Your task
Repeat the lines below exactly as they appear, but leave out the images.

** start Supplied material **

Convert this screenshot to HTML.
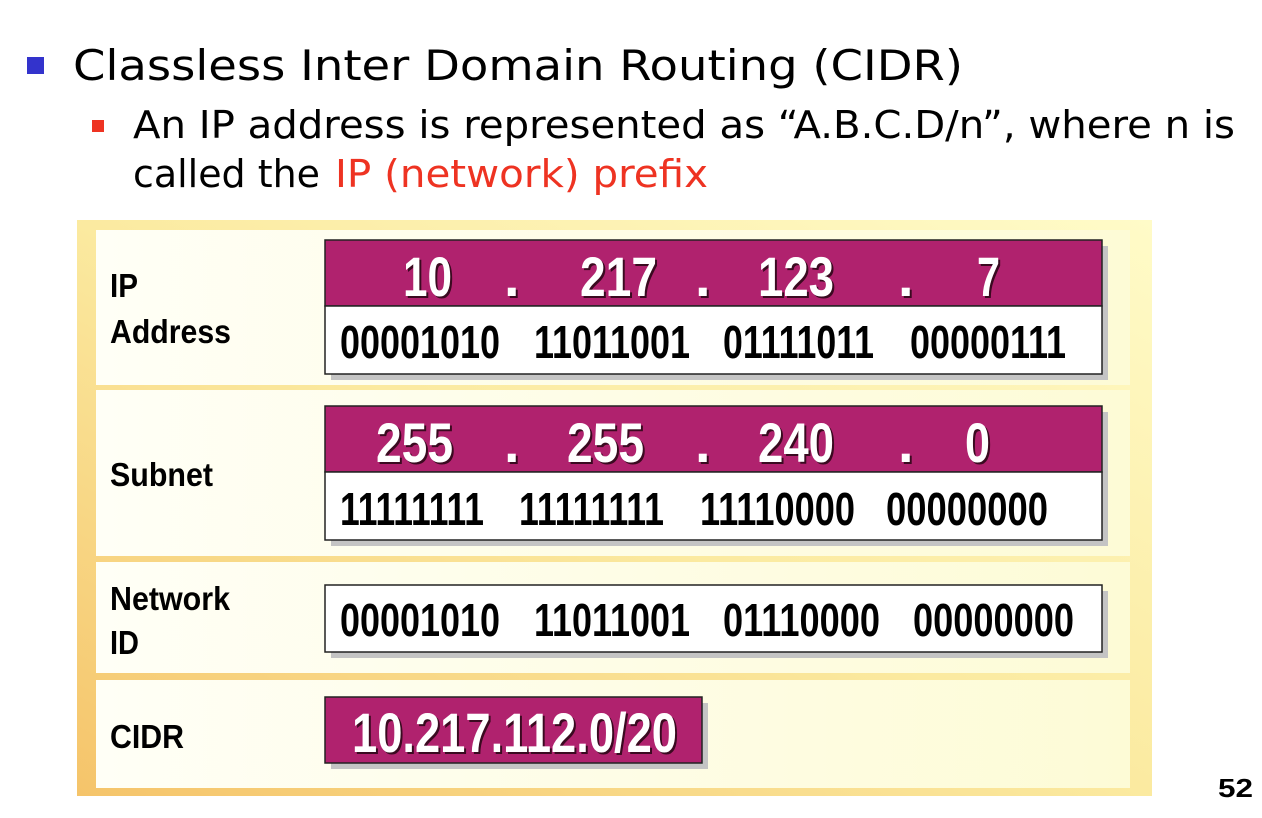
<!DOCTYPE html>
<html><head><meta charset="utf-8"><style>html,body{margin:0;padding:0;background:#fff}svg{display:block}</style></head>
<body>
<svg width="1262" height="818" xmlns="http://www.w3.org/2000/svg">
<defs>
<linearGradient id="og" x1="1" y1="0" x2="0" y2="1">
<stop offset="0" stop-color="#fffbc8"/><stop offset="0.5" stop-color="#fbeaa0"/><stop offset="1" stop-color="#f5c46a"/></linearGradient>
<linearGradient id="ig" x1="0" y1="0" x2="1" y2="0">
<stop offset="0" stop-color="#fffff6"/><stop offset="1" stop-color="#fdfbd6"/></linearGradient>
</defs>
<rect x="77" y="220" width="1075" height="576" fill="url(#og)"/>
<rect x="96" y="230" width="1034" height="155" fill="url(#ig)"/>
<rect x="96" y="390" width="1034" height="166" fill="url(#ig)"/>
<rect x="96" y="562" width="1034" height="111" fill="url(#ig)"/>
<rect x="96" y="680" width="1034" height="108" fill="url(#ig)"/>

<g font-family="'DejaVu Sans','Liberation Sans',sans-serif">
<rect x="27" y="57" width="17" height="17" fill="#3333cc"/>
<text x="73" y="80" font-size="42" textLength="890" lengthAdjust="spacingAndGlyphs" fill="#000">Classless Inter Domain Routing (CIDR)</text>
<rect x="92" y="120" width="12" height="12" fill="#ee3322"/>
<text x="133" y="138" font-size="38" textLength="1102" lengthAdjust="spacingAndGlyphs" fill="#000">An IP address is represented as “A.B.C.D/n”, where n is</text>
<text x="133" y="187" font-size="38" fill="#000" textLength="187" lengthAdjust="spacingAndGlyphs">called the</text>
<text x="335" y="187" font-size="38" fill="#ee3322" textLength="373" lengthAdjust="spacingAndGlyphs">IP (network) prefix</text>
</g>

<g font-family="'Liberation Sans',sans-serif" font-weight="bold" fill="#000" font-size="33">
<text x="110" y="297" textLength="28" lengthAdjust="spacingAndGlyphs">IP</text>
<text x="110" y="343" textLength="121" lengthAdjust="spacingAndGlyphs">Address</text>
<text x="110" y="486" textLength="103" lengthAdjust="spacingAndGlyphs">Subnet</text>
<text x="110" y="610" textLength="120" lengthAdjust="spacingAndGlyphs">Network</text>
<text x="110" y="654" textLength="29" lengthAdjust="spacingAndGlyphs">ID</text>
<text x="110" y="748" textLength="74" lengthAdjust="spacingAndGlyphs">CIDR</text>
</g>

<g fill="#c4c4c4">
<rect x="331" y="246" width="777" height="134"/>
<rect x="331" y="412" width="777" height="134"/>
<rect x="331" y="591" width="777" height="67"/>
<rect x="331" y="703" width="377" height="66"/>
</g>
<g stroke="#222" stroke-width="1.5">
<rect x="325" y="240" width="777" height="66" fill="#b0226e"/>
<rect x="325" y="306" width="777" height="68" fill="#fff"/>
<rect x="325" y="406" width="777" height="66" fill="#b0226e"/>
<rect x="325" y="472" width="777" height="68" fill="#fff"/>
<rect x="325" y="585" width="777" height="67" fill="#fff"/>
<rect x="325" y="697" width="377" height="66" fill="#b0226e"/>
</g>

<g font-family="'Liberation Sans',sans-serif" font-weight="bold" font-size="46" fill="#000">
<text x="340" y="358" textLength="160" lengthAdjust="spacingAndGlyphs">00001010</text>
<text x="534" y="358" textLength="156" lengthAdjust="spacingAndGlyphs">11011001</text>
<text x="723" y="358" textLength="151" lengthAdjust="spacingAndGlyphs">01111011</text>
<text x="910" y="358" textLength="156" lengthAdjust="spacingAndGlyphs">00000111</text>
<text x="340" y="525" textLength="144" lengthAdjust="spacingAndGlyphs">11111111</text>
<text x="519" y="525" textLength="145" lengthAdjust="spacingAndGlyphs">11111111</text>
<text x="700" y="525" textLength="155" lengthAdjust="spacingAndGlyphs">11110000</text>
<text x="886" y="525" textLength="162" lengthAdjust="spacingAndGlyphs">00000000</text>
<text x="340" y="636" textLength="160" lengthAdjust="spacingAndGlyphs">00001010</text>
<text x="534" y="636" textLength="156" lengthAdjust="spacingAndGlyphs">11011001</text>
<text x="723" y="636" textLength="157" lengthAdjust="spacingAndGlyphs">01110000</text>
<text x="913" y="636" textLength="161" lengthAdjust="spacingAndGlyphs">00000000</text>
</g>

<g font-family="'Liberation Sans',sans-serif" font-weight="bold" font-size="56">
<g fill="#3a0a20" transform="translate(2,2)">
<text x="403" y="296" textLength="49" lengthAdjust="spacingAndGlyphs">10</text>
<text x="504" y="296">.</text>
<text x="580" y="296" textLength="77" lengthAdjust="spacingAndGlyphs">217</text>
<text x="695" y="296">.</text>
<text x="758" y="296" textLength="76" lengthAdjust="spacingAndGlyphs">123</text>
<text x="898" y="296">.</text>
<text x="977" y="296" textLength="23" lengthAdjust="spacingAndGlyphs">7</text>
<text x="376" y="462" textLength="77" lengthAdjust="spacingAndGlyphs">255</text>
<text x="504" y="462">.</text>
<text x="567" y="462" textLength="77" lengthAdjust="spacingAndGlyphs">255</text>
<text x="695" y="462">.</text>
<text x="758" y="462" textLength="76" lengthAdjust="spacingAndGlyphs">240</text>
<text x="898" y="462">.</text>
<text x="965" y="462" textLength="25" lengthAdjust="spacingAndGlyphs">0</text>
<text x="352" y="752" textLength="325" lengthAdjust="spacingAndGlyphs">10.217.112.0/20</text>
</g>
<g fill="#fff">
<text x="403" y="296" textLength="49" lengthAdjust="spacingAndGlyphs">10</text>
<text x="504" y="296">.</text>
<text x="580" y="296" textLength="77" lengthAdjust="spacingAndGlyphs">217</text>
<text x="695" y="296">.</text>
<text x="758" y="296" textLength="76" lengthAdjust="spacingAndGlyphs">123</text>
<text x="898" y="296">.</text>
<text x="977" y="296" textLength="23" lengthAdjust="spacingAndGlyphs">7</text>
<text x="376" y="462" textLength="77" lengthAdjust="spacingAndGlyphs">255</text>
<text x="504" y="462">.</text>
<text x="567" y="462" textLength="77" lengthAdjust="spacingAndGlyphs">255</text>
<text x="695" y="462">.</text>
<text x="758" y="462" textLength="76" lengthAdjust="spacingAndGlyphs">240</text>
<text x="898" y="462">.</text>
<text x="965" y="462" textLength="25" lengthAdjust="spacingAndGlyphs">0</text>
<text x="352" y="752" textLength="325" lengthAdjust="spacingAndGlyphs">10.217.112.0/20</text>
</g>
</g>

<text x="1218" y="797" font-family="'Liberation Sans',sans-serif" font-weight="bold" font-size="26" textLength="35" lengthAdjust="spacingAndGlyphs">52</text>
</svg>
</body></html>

** end Supplied material **

Response to the task
Convert this screenshot to HTML.
<!DOCTYPE html>
<html><head><meta charset="utf-8"><style>html,body{margin:0;padding:0;background:#fff}svg{display:block}</style></head>
<body>
<svg width="1262" height="818" xmlns="http://www.w3.org/2000/svg">
<defs>
<linearGradient id="og" x1="1" y1="0" x2="0" y2="1">
<stop offset="0" stop-color="#fffbc8"/><stop offset="0.5" stop-color="#fbeaa0"/><stop offset="1" stop-color="#f5c46a"/></linearGradient>
<linearGradient id="ig" x1="0" y1="0" x2="1" y2="0">
<stop offset="0" stop-color="#fffff6"/><stop offset="1" stop-color="#fdfbd6"/></linearGradient>
</defs>
<rect x="77" y="220" width="1075" height="576" fill="url(#og)"/>
<rect x="96" y="230" width="1034" height="155" fill="url(#ig)"/>
<rect x="96" y="390" width="1034" height="166" fill="url(#ig)"/>
<rect x="96" y="562" width="1034" height="111" fill="url(#ig)"/>
<rect x="96" y="680" width="1034" height="108" fill="url(#ig)"/>

<g font-family="'DejaVu Sans','Liberation Sans',sans-serif">
<rect x="27" y="57" width="17" height="17" fill="#3333cc"/>
<text x="73" y="80" font-size="42" textLength="890" lengthAdjust="spacingAndGlyphs" fill="#000">Classless Inter Domain Routing (CIDR)</text>
<rect x="92" y="120" width="12" height="12" fill="#ee3322"/>
<text x="133" y="138" font-size="38" textLength="1102" lengthAdjust="spacingAndGlyphs" fill="#000">An IP address is represented as “A.B.C.D/n”, where n is</text>
<text x="133" y="187" font-size="38" fill="#000" textLength="187" lengthAdjust="spacingAndGlyphs">called the</text>
<text x="335" y="187" font-size="38" fill="#ee3322" textLength="373" lengthAdjust="spacingAndGlyphs">IP (network) prefix</text>
</g>

<g font-family="'Liberation Sans',sans-serif" font-weight="bold" fill="#000" font-size="33">
<text x="110" y="297" textLength="28" lengthAdjust="spacingAndGlyphs">IP</text>
<text x="110" y="343" textLength="121" lengthAdjust="spacingAndGlyphs">Address</text>
<text x="110" y="486" textLength="103" lengthAdjust="spacingAndGlyphs">Subnet</text>
<text x="110" y="610" textLength="120" lengthAdjust="spacingAndGlyphs">Network</text>
<text x="110" y="654" textLength="29" lengthAdjust="spacingAndGlyphs">ID</text>
<text x="110" y="748" textLength="74" lengthAdjust="spacingAndGlyphs">CIDR</text>
</g>

<g fill="#c4c4c4">
<rect x="331" y="246" width="777" height="134"/>
<rect x="331" y="412" width="777" height="134"/>
<rect x="331" y="591" width="777" height="67"/>
<rect x="331" y="703" width="377" height="66"/>
</g>
<g stroke="#222" stroke-width="1.5">
<rect x="325" y="240" width="777" height="66" fill="#b0226e"/>
<rect x="325" y="306" width="777" height="68" fill="#fff"/>
<rect x="325" y="406" width="777" height="66" fill="#b0226e"/>
<rect x="325" y="472" width="777" height="68" fill="#fff"/>
<rect x="325" y="585" width="777" height="67" fill="#fff"/>
<rect x="325" y="697" width="377" height="66" fill="#b0226e"/>
</g>

<g font-family="'Liberation Sans',sans-serif" font-weight="bold" font-size="46" fill="#000">
<text x="340" y="358" textLength="160" lengthAdjust="spacingAndGlyphs">00001010</text>
<text x="534" y="358" textLength="156" lengthAdjust="spacingAndGlyphs">11011001</text>
<text x="723" y="358" textLength="151" lengthAdjust="spacingAndGlyphs">01111011</text>
<text x="910" y="358" textLength="156" lengthAdjust="spacingAndGlyphs">00000111</text>
<text x="340" y="525" textLength="144" lengthAdjust="spacingAndGlyphs">11111111</text>
<text x="519" y="525" textLength="145" lengthAdjust="spacingAndGlyphs">11111111</text>
<text x="700" y="525" textLength="155" lengthAdjust="spacingAndGlyphs">11110000</text>
<text x="886" y="525" textLength="162" lengthAdjust="spacingAndGlyphs">00000000</text>
<text x="340" y="636" textLength="160" lengthAdjust="spacingAndGlyphs">00001010</text>
<text x="534" y="636" textLength="156" lengthAdjust="spacingAndGlyphs">11011001</text>
<text x="723" y="636" textLength="157" lengthAdjust="spacingAndGlyphs">01110000</text>
<text x="913" y="636" textLength="161" lengthAdjust="spacingAndGlyphs">00000000</text>
</g>

<g font-family="'Liberation Sans',sans-serif" font-weight="bold" font-size="56">
<g fill="#3a0a20" transform="translate(2,2)">
<text x="403" y="296" textLength="49" lengthAdjust="spacingAndGlyphs">10</text>
<text x="504" y="296">.</text>
<text x="580" y="296" textLength="77" lengthAdjust="spacingAndGlyphs">217</text>
<text x="695" y="296">.</text>
<text x="758" y="296" textLength="76" lengthAdjust="spacingAndGlyphs">123</text>
<text x="898" y="296">.</text>
<text x="977" y="296" textLength="23" lengthAdjust="spacingAndGlyphs">7</text>
<text x="376" y="462" textLength="77" lengthAdjust="spacingAndGlyphs">255</text>
<text x="504" y="462">.</text>
<text x="567" y="462" textLength="77" lengthAdjust="spacingAndGlyphs">255</text>
<text x="695" y="462">.</text>
<text x="758" y="462" textLength="76" lengthAdjust="spacingAndGlyphs">240</text>
<text x="898" y="462">.</text>
<text x="965" y="462" textLength="25" lengthAdjust="spacingAndGlyphs">0</text>
<text x="352" y="752" textLength="325" lengthAdjust="spacingAndGlyphs">10.217.112.0/20</text>
</g>
<g fill="#fff">
<text x="403" y="296" textLength="49" lengthAdjust="spacingAndGlyphs">10</text>
<text x="504" y="296">.</text>
<text x="580" y="296" textLength="77" lengthAdjust="spacingAndGlyphs">217</text>
<text x="695" y="296">.</text>
<text x="758" y="296" textLength="76" lengthAdjust="spacingAndGlyphs">123</text>
<text x="898" y="296">.</text>
<text x="977" y="296" textLength="23" lengthAdjust="spacingAndGlyphs">7</text>
<text x="376" y="462" textLength="77" lengthAdjust="spacingAndGlyphs">255</text>
<text x="504" y="462">.</text>
<text x="567" y="462" textLength="77" lengthAdjust="spacingAndGlyphs">255</text>
<text x="695" y="462">.</text>
<text x="758" y="462" textLength="76" lengthAdjust="spacingAndGlyphs">240</text>
<text x="898" y="462">.</text>
<text x="965" y="462" textLength="25" lengthAdjust="spacingAndGlyphs">0</text>
<text x="352" y="752" textLength="325" lengthAdjust="spacingAndGlyphs">10.217.112.0/20</text>
</g>
</g>

<text x="1218" y="797" font-family="'Liberation Sans',sans-serif" font-weight="bold" font-size="26" textLength="35" lengthAdjust="spacingAndGlyphs">52</text>
</svg>
</body></html>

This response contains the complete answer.